Equation of motion through the Lagrangian with Lagrange multipliers

Question

I ask for advice, cause I'm a little confused.

We have such a Lagrangian:

$L=\frac{1}{2}m(\dot{x}^2+\dot{y}^2)-\lambda(x+xy+y-1)$

Here $\lambda(x+xy+y-1)$ is the constraint on the phase variables.

I need to derive the equation of motion given the constraints and solve them numerically with the help of NDSolve.

We do this in accordance with the classic formula:

$\frac{d}{dt}(\frac{dL}{d\dot{q}})-\frac{dL}{dq}=0$

Where $q=[x,y]$ are generalized coordinates. I'm not sure about the Lagrange multiplier as a generalized coordinate.

Clear["Derivative"]

ClearAll["Global`*"]

T = 1/2 m (x'[t]^2 + y'[t]^2);(*Kinetic Energy*)

f = \[Lambda] (x[t] + x[t] y[t] +y[t] - 1);(*Constraint*)

L = T - f;(*Lagrangian*)

D[D[L, x'[t]], t] - D[L, x[t]];

D[D[L, y'[t]], t] - D[L, y[t]];

D[D[L, \[Lambda]'[t]], t] - D[L, \[Lambda][t]];

Question: how are the Lagrange multipliers included in this system when compiling the ODE system and numerically solving it?

Maybe this help?

https://farside.ph.utexas.edu/teaching/336k/lectures/node90.html

https://www.sciencedirect.com/science/article/abs/pii/0045782588900850

Answer 1

This is a DAE system of index 2 or 3. You obtain an ODE system by adding derivatives of the equation, mainly the constraint, to the system. $$ x+xy+y=1,\\ \dot x(1+y)+\dot y(1+x)=0,\\ \ddot x(1+y)+\ddot y(1+x)+2\dot x\dot y=0 $$ From the last equation eliminate the second derivatives to get an equation for the Lagrange multiplier. With another derivative (thus index 3) you get an ODE for the multiplier. $$ m\ddot x=-λ(1+y)\\ m\ddot y=-λ(1+y)\\ \implies -λ[(1+x)^2+(1+y)^2]+2m\dot x\dot y=0\\ λ=\frac{2m\dot x\dot y}{(1+x)^2+(1+y)^2} $$

Answer 2

If the underlying Lagrangian is just kinetic energy (i.e. there is no potential energy in the system) and you need to stay on the curve $F=0$, then the Newton equations for the constrained Lagrangian dynamics become just $m\ddot{x}-\lambda(t) F_x=0,m\ddot{y}-\lambda(t) F_y=0$, so the force points parallel to $\nabla F$ but with a coefficient that depends on time, and the requirement that the constraint is satisfied all the time determines the evolution of $\lambda$. In order for these equations to be consistent, the initial velocity will need to be tangent to the curve, but in this case you can solve the two differential equations together with the algebraic equation to describe the evolution.

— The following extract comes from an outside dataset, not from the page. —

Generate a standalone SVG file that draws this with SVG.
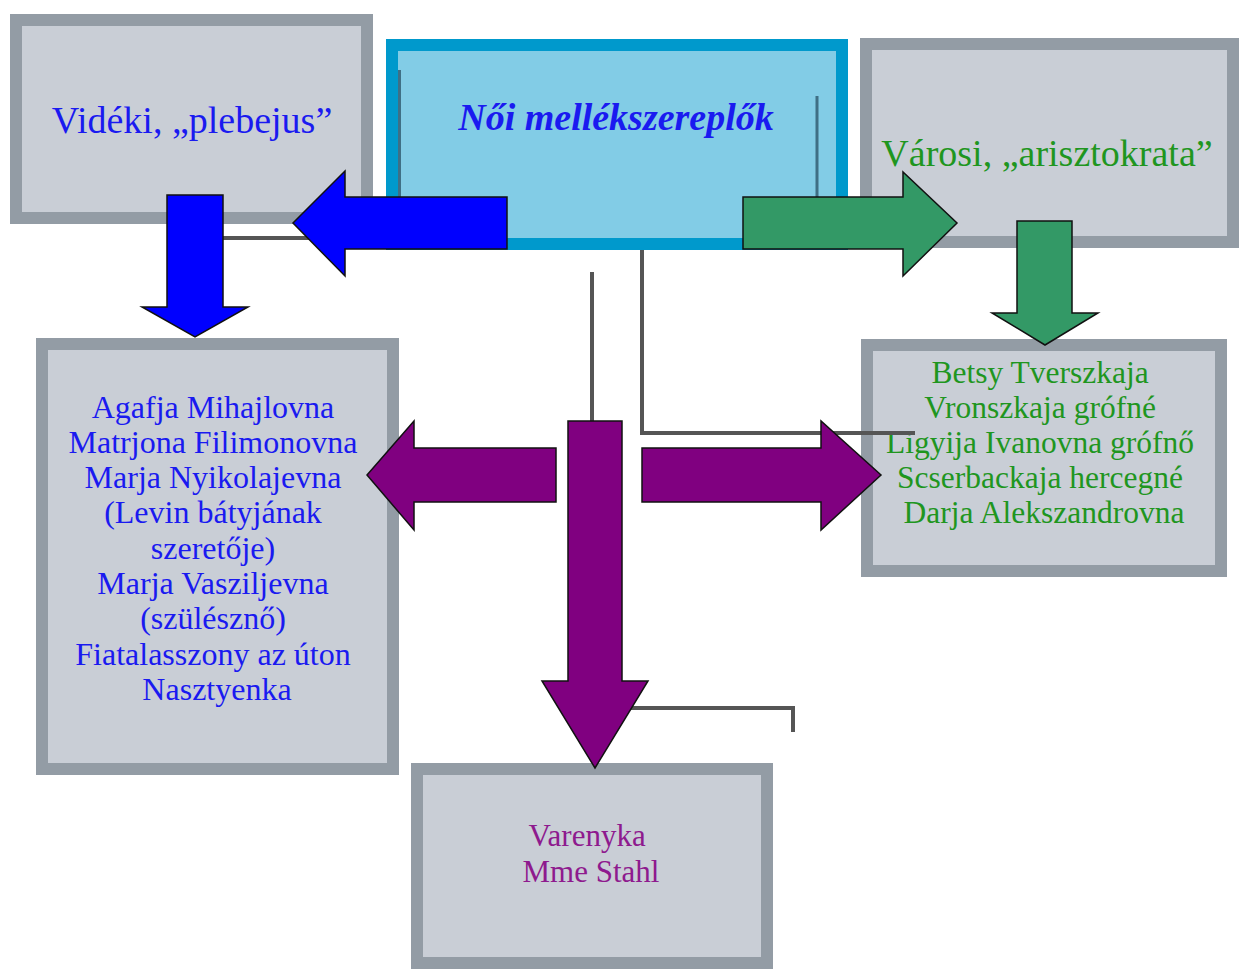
<svg xmlns="http://www.w3.org/2000/svg" width="1239" height="969" viewBox="0 0 1239 969">
<style>
.box{fill:#C9CED6;stroke:#939CA5;stroke-width:12}
.center{fill:#82CCE6;stroke:#0099CC;stroke-width:12}
.t{font-family:"Liberation Serif","DejaVu Serif",serif;text-anchor:middle}
.big{font-size:38px}
.small{font-size:31.5px}
.blue{fill:#1A1AF0}
.green{fill:#1F961F}
.purple{fill:#8E1A8E}
.line{fill:none;stroke:#555;stroke-width:4}
.inner{fill:none;stroke:#3F6F85;stroke-width:3}
.arrow{stroke:#111;stroke-width:1.5;stroke-linejoin:miter}
</style>
<rect width="1239" height="969" fill="#fff"/>
<g id="node-videki">
<rect class="box" x="16" y="20" width="351" height="198"/>
<text class="t big blue" x="192" y="133">Vidéki, „plebejus”</text>
</g>
<g id="node-center">
<rect class="center" x="392" y="45" width="450" height="199"/>
<text class="t blue" x="616" y="130" font-size="38" font-weight="bold" font-style="italic">Női mellékszereplők</text>
</g>
<g id="node-varosi">
<rect class="box" x="866" y="44" width="367" height="198"/>
<text class="t big green" x="1047" y="166">Városi, „arisztokrata”</text>
</g>
<g id="node-left">
<rect class="box" x="42" y="344" width="351" height="425"/>
<text class="t blue" font-size="32">
<tspan x="217" y="418">Agafja Mihajlovna</tspan>
<tspan x="217" y="453">Matrjona Filimonovna</tspan>
<tspan x="217" y="488">Marja Nyikolajevna</tspan>
<tspan x="217" y="523">(Levin bátyjának</tspan>
<tspan x="217" y="559">szeretője)</tspan>
<tspan x="217" y="594">Marja Vasziljevna</tspan>
<tspan x="217" y="629">(szülésznő)</tspan>
<tspan x="217" y="665">Fiatalasszony az úton</tspan>
<tspan x="217" y="700">Nasztyenka</tspan>
</text>
</g>
<g id="node-right">
<rect class="box" x="867" y="345" width="354" height="226"/>
<text class="t small green">
<tspan x="1044" y="383">Betsy Tverszkaja</tspan>
<tspan x="1044" y="418">Vronszkaja grófné</tspan>
<tspan x="1044" y="453">Ligyija Ivanovna grófnő</tspan>
<tspan x="1044" y="488">Scserbackaja hercegné</tspan>
<tspan x="1044" y="523">Darja Alekszandrovna</tspan>
</text>
</g>
<g id="node-bottom">
<rect class="box" x="417" y="769" width="350" height="194"/>
<text class="t purple" font-size="31">
<tspan x="591" y="846">Varenyka</tspan>
<tspan x="591" y="882">Mme Stahl</tspan>
</text>
</g>
<g id="connectors">
<line class="inner" x1="399.5" y1="70" x2="399.5" y2="197"/>
<line class="inner" x1="817" y1="96" x2="817" y2="197"/>
<line class="line" x1="223" y1="238" x2="330" y2="238"/>
<line class="line" x1="592" y1="272" x2="592" y2="422"/>
<polyline class="line" points="642,250 642,433 915,433"/>
<polyline class="line" points="630,708 793,708 793,732"/>
<polygon class="arrow" fill="#0000FF" points="507,197 345,197 345,171 293,223 345,276 345,249 507,249"/>
<polygon class="arrow" fill="#0000FF" points="167,195 223,195 223,307 248,307 195,337 142,307 167,307"/>
<polygon class="arrow" fill="#339966" points="743,197 903,197 903,172 957,223 903,276 903,249 743,249"/>
<polygon class="arrow" fill="#339966" points="1017,221 1072,221 1072,313 1098,313 1045,345 992,313 1017,313"/>
<polygon class="arrow" fill="#800080" points="556,448 414,448 414,421 367,475 414,530 414,502 556,502"/>
<polygon class="arrow" fill="#800080" points="642,448 821,448 821,421 881,475 821,530 821,502 642,502"/>
<polygon class="arrow" fill="#800080" points="568,421 622,421 622,681 648,681 595,768 542,681 568,681"/>
</g>
</svg>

Note that this constrained Lagrangian dynamics physically corresponds to "making up the right force that keeps you on the specified curve" (so it is a bit less magical than it looks at first glance). For a classic example you can think of moving on the circle $x^2+y^2=r^2$ starting at $(r,0)$ with initial velocity $(0,v)$. From this you can recover the familiar $\mathbf{a}=-\frac{v^2}{r} \mathbf{e}_r$.

A perhaps more physical view of a situation like this in the absence of any meaningful potential energy is to just take some strictly convex function $G$ minimized at zero (e.g. $G(x)=x^2$). and run the evolution throughout with $m(\ddot{x},\ddot{y})^T=-\nabla G(F(x,y))$.